▼

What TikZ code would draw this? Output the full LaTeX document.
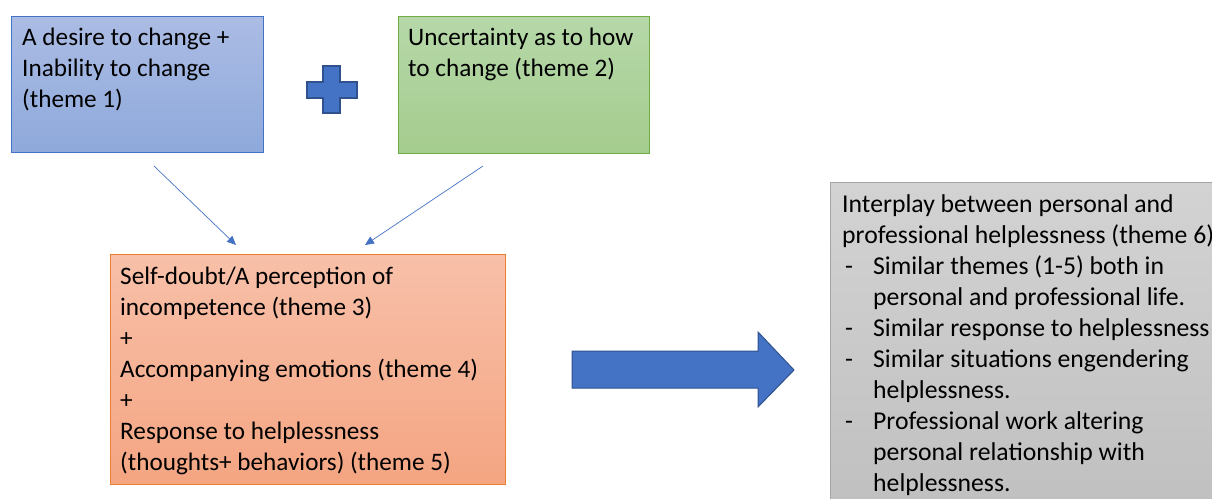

▲
▼

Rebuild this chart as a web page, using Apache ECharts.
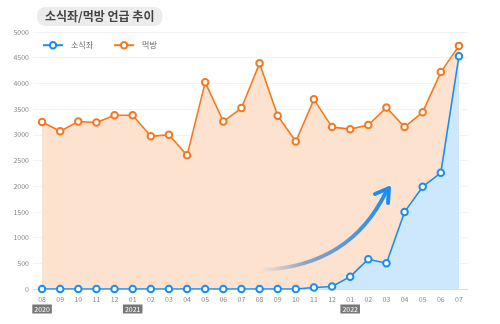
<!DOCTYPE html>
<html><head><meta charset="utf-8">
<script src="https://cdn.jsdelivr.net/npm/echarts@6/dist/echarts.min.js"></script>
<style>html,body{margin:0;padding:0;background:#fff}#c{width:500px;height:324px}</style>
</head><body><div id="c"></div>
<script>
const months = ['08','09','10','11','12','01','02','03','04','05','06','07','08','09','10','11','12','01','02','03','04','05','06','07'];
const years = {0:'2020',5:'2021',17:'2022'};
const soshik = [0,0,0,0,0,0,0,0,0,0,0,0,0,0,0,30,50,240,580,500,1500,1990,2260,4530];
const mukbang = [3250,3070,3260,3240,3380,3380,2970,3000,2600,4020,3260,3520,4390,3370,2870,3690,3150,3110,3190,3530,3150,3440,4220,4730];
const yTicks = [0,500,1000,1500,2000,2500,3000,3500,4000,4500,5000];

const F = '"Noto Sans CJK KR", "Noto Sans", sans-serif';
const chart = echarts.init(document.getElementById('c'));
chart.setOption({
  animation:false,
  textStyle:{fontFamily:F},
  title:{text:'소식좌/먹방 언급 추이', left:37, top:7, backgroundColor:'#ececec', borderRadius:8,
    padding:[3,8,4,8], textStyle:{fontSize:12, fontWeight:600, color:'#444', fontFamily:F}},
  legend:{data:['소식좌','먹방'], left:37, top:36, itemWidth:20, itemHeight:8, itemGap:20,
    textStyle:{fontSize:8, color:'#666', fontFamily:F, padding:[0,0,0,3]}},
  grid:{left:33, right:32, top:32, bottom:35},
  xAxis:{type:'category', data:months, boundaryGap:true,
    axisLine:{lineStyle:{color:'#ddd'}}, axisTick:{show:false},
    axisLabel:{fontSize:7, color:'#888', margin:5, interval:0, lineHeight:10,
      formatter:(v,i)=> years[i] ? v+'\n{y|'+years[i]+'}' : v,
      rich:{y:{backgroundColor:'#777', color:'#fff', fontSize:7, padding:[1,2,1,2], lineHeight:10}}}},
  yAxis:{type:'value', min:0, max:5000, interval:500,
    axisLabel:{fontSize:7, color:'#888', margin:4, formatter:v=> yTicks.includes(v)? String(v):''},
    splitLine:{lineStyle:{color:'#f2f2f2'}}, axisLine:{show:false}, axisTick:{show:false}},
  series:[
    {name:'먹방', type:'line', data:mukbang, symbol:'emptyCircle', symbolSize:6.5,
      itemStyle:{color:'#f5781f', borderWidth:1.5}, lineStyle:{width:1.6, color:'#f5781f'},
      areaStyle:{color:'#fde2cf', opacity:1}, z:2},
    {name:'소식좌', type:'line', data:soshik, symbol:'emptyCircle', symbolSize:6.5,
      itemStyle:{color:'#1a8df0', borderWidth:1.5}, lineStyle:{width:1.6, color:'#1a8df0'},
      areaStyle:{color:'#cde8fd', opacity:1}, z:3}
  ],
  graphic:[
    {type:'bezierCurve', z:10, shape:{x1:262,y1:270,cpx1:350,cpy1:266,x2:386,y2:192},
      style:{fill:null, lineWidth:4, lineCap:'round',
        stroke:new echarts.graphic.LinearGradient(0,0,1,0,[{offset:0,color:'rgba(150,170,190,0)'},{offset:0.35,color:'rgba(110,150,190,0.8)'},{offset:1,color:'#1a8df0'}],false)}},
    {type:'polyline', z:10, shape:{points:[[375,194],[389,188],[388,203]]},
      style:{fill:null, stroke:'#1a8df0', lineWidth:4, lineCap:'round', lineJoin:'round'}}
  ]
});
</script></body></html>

▲

TASK: Show every line from the listing above in which the string "document" appears.

ANSWER TO THE EXERCISE:
What TikZ code would draw this? Output the full LaTeX document.
const chart = echarts.init(document.getElementById('c'));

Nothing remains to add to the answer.